The following recommendations resulted from the training session:
- Have such cooking demonstrations in the villages, tasting the dishes for comparison
- Explain the operation of the pressure cooker with its advantages and disadvantages
- Develop a cookbook with easy tasty recipes using the pressure cooker
- Make the pressure cooker available through local shop outlets in the villages, selling it only with an instruction manual and cookbook
- Make the heat-retention box available through local shop outlets and include an instruction manual for the types of food that can be cooked with the aid of the box or cosy
- Explain the relation between traditional long cooking times and house insulation
Behavioural change related to cooking and traditional dishes is difficult. The notion that ‘new cooking methods do not taste good’ is not always correct and often merely an expression of resistance to change. Resistance to change sometimes has a rational basis - it is up to the development agency to understand what this rational basis is, and devise methods to overcome this resistance.
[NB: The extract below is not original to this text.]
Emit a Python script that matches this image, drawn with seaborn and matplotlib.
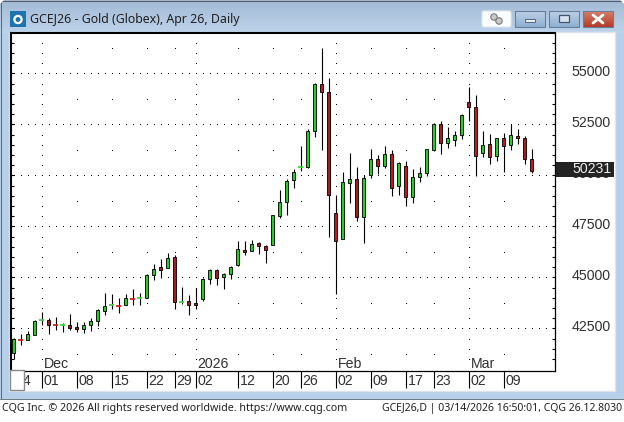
# Gold futures daily candlesticks in a CQG window
import numpy as np
import pandas as pd
import matplotlib
matplotlib.use('Agg')
import matplotlib.pyplot as plt
from matplotlib.patches import Rectangle, FancyBboxPatch, Polygon, Circle
import seaborn as sns

# Candle values, one entry per trading day
opens = [41290, 41960, 41950, 42175, 42880, 42930, 42675, 42640, 42685, 42590,
         42470, 42665, 42860, 43350, 43620, 43640, 43665, 43985, 43965, 43990,
         45135, 45490, 45460, 46015, 43800, 43860, 43760, 43940, 44940, 45380,
         45015, 45165, 45605, 46360, 46310, 46700, 46555, 46605, 48025, 48710,
         49790, 50395, 50405, 52190, 54495, 54080, 48170, 46880, 49625, 49840,
         47975, 50035, 50820, 50455, 51065, 49495, 50475, 48935, 49915, 50130,
         51225, 52500, 51580, 51750, 51995, 53610, 53365, 51095, 51555, 50965,
         51845, 51505, 51945, 51845, 50800]
highs = [42010, 42210, 42360, 42895, 43290, 42990, 43040, 42750, 43190, 42800,
         42800, 42990, 43435, 44220, 44170, 43975, 44170, 44415, 44220, 45150,
         45640, 45885, 46180, 46080, 44510, 44155, 44495, 44970, 45395, 45430,
         45200, 45575, 46765, 46765, 46850, 46715, 46570, 48065, 49265, 49805,
         50295, 51455, 52290, 54525, 56255, 54785, 49055, 50195, 51125, 50440,
         50000, 51275, 51015, 51455, 51225, 50685, 50720, 50330, 50440, 51310,
         52580, 52680, 52400, 52205, 52990, 54360, 53955, 52205, 52045, 51845,
         52105, 52500, 52300, 51945, 51310]
lows = [40980, 41670, 41915, 42160, 42650, 42210, 42450, 42310, 42450, 42310,
        42260, 42360, 42600, 43140, 43435, 43240, 43630, 43630, 43630, 43975,
        44855, 44955, 45445, 43450, 43680, 43155, 43450, 43840, 44660, 44610,
        44430, 44905, 45555, 46095, 46290, 46130, 45705, 46585, 47930, 48040,
        49365, 50210, 50390, 51910, 51260, 46975, 44170, 46880, 48645, 47760,
        46685, 49885, 50050, 50345, 48985, 49035, 48495, 48645, 49670, 49965,
        51190, 51045, 51340, 51435, 51765, 52695, 49965, 50895, 50555, 50700,
        50160, 51240, 51535, 50555, 50145]
closes = [42000, 41940, 42240, 42850, 42910, 42665, 42655, 42660, 42520, 42490,
          42685, 42880, 43420, 43615, 43640, 43620, 44010, 43965, 43985, 45135,
          45430, 45360, 45950, 43790, 43820, 43645, 43645, 44940, 45380, 44970,
          45185, 45525, 46410, 46240, 46655, 46535, 46360, 48040, 48690, 49740,
          50180, 50415, 52190, 54495, 54080, 49055, 46800, 49690, 49840, 47975,
          49885, 50820, 50475, 51065, 49395, 50620, 48935, 49935, 50130, 51310,
          52500, 51600, 51845, 51995, 52975, 53365, 50965, 51505, 50895, 51815,
          51455, 51995, 51830, 50800, 50231]

# Axis labels
price_labels = ['42500', '45000', '47500', '50000', '52500', '55000']
price_ticks = [42500, 45000, 47500, 50000, 52500, 55000]
day_ticks = [0, 4, 9, 14, 19, 23, 26, 32, 37, 41, 46, 51, 56, 60, 65, 70]
day_labels = ['24', '01', '08', '15', '22', '29', '02', '12', '20', '26',
              '02', '09', '17', '23', '02', '09']
month_ticks = [4, 26, 46, 65]
month_labels = ['Dec', '2026', 'Feb', 'Mar']
last_price = '50231'

# Shade of the darker red candles
dark_red_days = [5, 8, 9, 21, 23, 25, 26, 29, 33, 35, 45, 49, 61, 65, 73]

GREEN = '#22d022'
RED = '#d01414'
DARK_RED = '#a81c1c'
W, H = 624, 422

sns.set_style('white')
plt.rcParams['font.family'] = ['Liberation Sans', 'DejaVu Sans']

df = pd.DataFrame({'open': opens, 'high': highs, 'low': lows, 'close': closes})
df['day'] = df.index
df['top'] = df[['open', 'close']].max(axis=1)
df['bottom'] = df[['open', 'close']].min(axis=1)
df['doji'] = (df['top'] - df['bottom']) < 60
df['up'] = df['close'] > df['open']
df['dark'] = df['day'].isin(dark_red_days)

fig = plt.figure(figsize=(W / 100, H / 100), dpi=100)


def pixel_axes(zorder):
    # full figure axes in image pixels, for the window parts
    a = fig.add_axes([0, 0, 1, 1], zorder=zorder)
    a.set_xlim(0, W)
    a.set_ylim(H, 0)
    a.axis('off')
    a.patch.set_alpha(0)
    return a


# Window frame behind the chart
chrome = pixel_axes(0)
chrome.add_patch(Rectangle((0, 0), W, 399, color='#b7cfe9', lw=0))
grad = np.linspace(0, 1, 33).reshape(-1, 1)
title_cmap = matplotlib.colors.LinearSegmentedColormap.from_list('t', ['#a3bad6', '#bdd3ea'])
chrome.imshow(grad, extent=(0, W, 33, 0), aspect='auto', cmap=title_cmap, zorder=1)
chrome.set_xlim(0, W)
chrome.set_ylim(H, 0)
chrome.plot([0, W], [0.5, 0.5], color='#555e68', lw=0.8, zorder=2)
chrome.plot([0.5, 0.5], [0, 399], color='#59636e', lw=0.7, zorder=2)
chrome.plot([W - 0.5, W - 0.5], [0, 399], color='#59636e', lw=0.7, zorder=2)
chrome.add_patch(Rectangle((0, 399), W, H - 399, color='white', lw=0, zorder=2))
chrome.plot([0, W], [398.7, 398.7], color='#6d7883', lw=0.7, zorder=3)
chrome.add_patch(Rectangle((9, 32), 606, 358.5, facecolor='white', edgecolor='#dfe5ea', lw=1, zorder=2))
chrome.add_patch(Polygon([(0, 0), (3, 0), (0, 3)], color='white', zorder=4))
chrome.add_patch(Polygon([(W, 0), (W - 3, 0), (W, 3)], color='white', zorder=4))

# Window icon and title
chrome.add_patch(Rectangle((10, 11), 16, 16, color='#1f74ad', lw=0, zorder=3))
chrome.add_patch(Circle((18, 19.5), 3.6, facecolor='none', edgecolor='white', lw=1.6, zorder=4))
chrome.text(30.5, 20, 'GCEJ26 - Gold (Globex), Apr 26, Daily', fontsize=8.9, family='Noto Sans',
            color='#202020', va='center', zorder=4)

# Buttons in the title bar
chrome.add_patch(FancyBboxPatch((482, 11), 29, 16, boxstyle='round,pad=0,rounding_size=2',
                                facecolor='#fbfcfd', edgecolor='#dfe8f0', lw=0.8, zorder=3))
chrome.add_patch(Circle((494, 17), 3.2, facecolor='#c9c9c9', edgecolor='#777777', lw=0.8, zorder=4))
chrome.add_patch(Circle((499, 21), 3.2, facecolor='#c9c9c9', edgecolor='#777777', lw=0.8, zorder=4))
for left, right, top_col, low_col in [(515, 545, '#bdd0e5', '#8fb0d2'), (549, 579, '#bdd0e5', '#8fb0d2'),
                                      (583, 613, '#d67f68', '#b23c2b')]:
    cmap = matplotlib.colors.LinearSegmentedColormap.from_list('b', [top_col, low_col])
    chrome.imshow(grad, extent=(left, right, 27, 11), aspect='auto', cmap=cmap, zorder=3)
    chrome.add_patch(Rectangle((left, 11), right - left, 16, facecolor='none', edgecolor='#66809c', lw=0.8, zorder=4))
chrome.set_xlim(0, W)
chrome.set_ylim(H, 0)
chrome.add_patch(Rectangle((525, 19), 10, 3, facecolor='#e8eef4', edgecolor='#55677b', lw=0.7, zorder=5))
chrome.add_patch(Rectangle((559, 15), 10, 7, facecolor='#d6e2ee', edgecolor='#45566a', lw=0.9, zorder=5))
chrome.plot([593, 603], [15, 23], color='white', lw=2, zorder=5)
chrome.plot([593, 603], [23, 15], color='white', lw=2, zorder=5)

# Footer lines
chrome.text(2, 408, 'CQG Inc. © 2026 All rights reserved worldwide. https://www.cqg.com', fontsize=7.7,
            family='Noto Sans', color='#202020', va='center', zorder=4)
chrome.text(622, 408, 'GCEJ26,D | 03/14/2026 16:50:01, CQG 26.12.8030', fontsize=7.5,
            family='Noto Sans', color='#202020', va='center', ha='right', zorder=4)

# Price chart, axes set so a day is 7 pixels wide
ax = fig.add_axes([10.5 / W, 1 - 371.3 / H, 544 / W, 338.3 / H], zorder=1)
ax.set_facecolor('white')

# Dotted grid: every day along the round prices, sparser along the week lines
all_days = np.arange(0, 78)
minor_prices = np.arange(41000, 57000, 500)
mid_prices = np.arange(41250, 57000, 2500)
grid_x = [all_days.repeat(len(price_ticks))]
grid_y = [np.tile(price_ticks, len(all_days))]
for d in day_ticks[1:]:
    rows = minor_prices if d in [4, 26, 46, 65] else mid_prices
    grid_x.append(np.full(len(rows), d))
    grid_y.append(rows)
sns.scatterplot(x=np.concatenate(grid_x), y=np.concatenate(grid_y), marker='s', s=0.52, color='black',
                linewidth=0, ax=ax, zorder=1)
ax.collections[0].set_snap(False)  # one pixel dots, snapping makes them vanish or double

# Wicks
ax.vlines(df['day'], df['low'], df['high'], color='black', lw=0.8, zorder=2)


def draw_bodies(sub, color):
    # seaborn widens bars by the gap between the days, keep them the same size
    gap = np.diff(sub['day']).min()
    sns.barplot(x=sub['day'].values, y=(sub['top'] - sub['bottom']).values, bottom=sub['bottom'].values,
                native_scale=True, color=color, saturation=1, width=0.56 / gap, errorbar=None,
                edgecolor='black', linewidth=0.62, ax=ax, zorder=3)


bodies = df[~df['doji']]
draw_bodies(bodies[bodies['up']], GREEN)
draw_bodies(bodies[~bodies['up'] & bodies['dark']], DARK_RED)
draw_bodies(bodies[~bodies['up'] & ~bodies['dark']], RED)

# Days with almost no body are a short coloured dash
dojis = df[df['doji']]
ax.hlines(dojis['close'], dojis['day'] - 0.36, dojis['day'] + 0.36,
          color=[('#38d838' if u else '#d81c1c') for u in dojis['up']], lw=1.3, zorder=4)

ax.set_xlim(-3 / 7, 541 / 7)
ax.set_ylim(40401, 56985)
ax.set_xlabel('')
ax.set_ylabel('')

ax.set_xticks(day_ticks)
ax.set_xticklabels([])
ax.tick_params(axis='x', which='major', bottom=True, length=12.2, width=0.8, color='black')
for d, lab in zip(day_ticks, day_labels):
    ax.annotate(lab, (d, 0), xycoords=ax.get_xaxis_transform(), xytext=(1.6, -7), textcoords='offset points',
                ha='left', va='center', fontsize=10.2, color='#303030')
for d, lab in zip(month_ticks, month_labels):
    ax.annotate(lab, (d, 0), xycoords=ax.get_xaxis_transform(), xytext=(1.6, 5), textcoords='offset points',
                ha='left', va='center', fontsize=10.2, color='#303030')

ax.set_yticks(price_ticks)
ax.set_yticklabels([])
ax.set_yticks(minor_prices, minor=True)
ax.tick_params(axis='y', which='both', left=True, right=True, direction='in', length=2.4, width=0.8, color='black')
for p, lab in zip(price_ticks, price_labels):
    ax.annotate(lab, (1, p), xycoords=ax.get_yaxis_transform(), xytext=(12.3, 1), textcoords='offset points',
                ha='left', va='center', fontsize=10.2, color='#303030', annotation_clip=False)

for name, lw in [('left', 1.5), ('top', 1.5), ('right', 0.9), ('bottom', 0.9)]:
    ax.spines[name].set_visible(True)
    ax.spines[name].set_color('black')
    ax.spines[name].set_linewidth(lw)

# Things that sit on top of the chart
over = pixel_axes(2)
over.add_patch(Rectangle((555.5, 162), 58, 14.5, color='#232323', lw=0))
over.text(612, 169, last_price, fontsize=10.2, color='#ececec', ha='right', va='center')
over.add_patch(Rectangle((9.5, 369.5), 14, 20, facecolor='white', edgecolor='#8a8a8a', lw=1))

fig.savefig('out.png', dpi=100)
Enthusiasm of local communicators and leading community members about new working methods (lower cost, more efficiency) will help to introduce these methods and achieve energy saving.
In the case of the cooking methods, and when the long cooking periods for making stews are linked to house heating, thermal insulation of the house is often a priority, before something can be done on the stove design or cooking methods.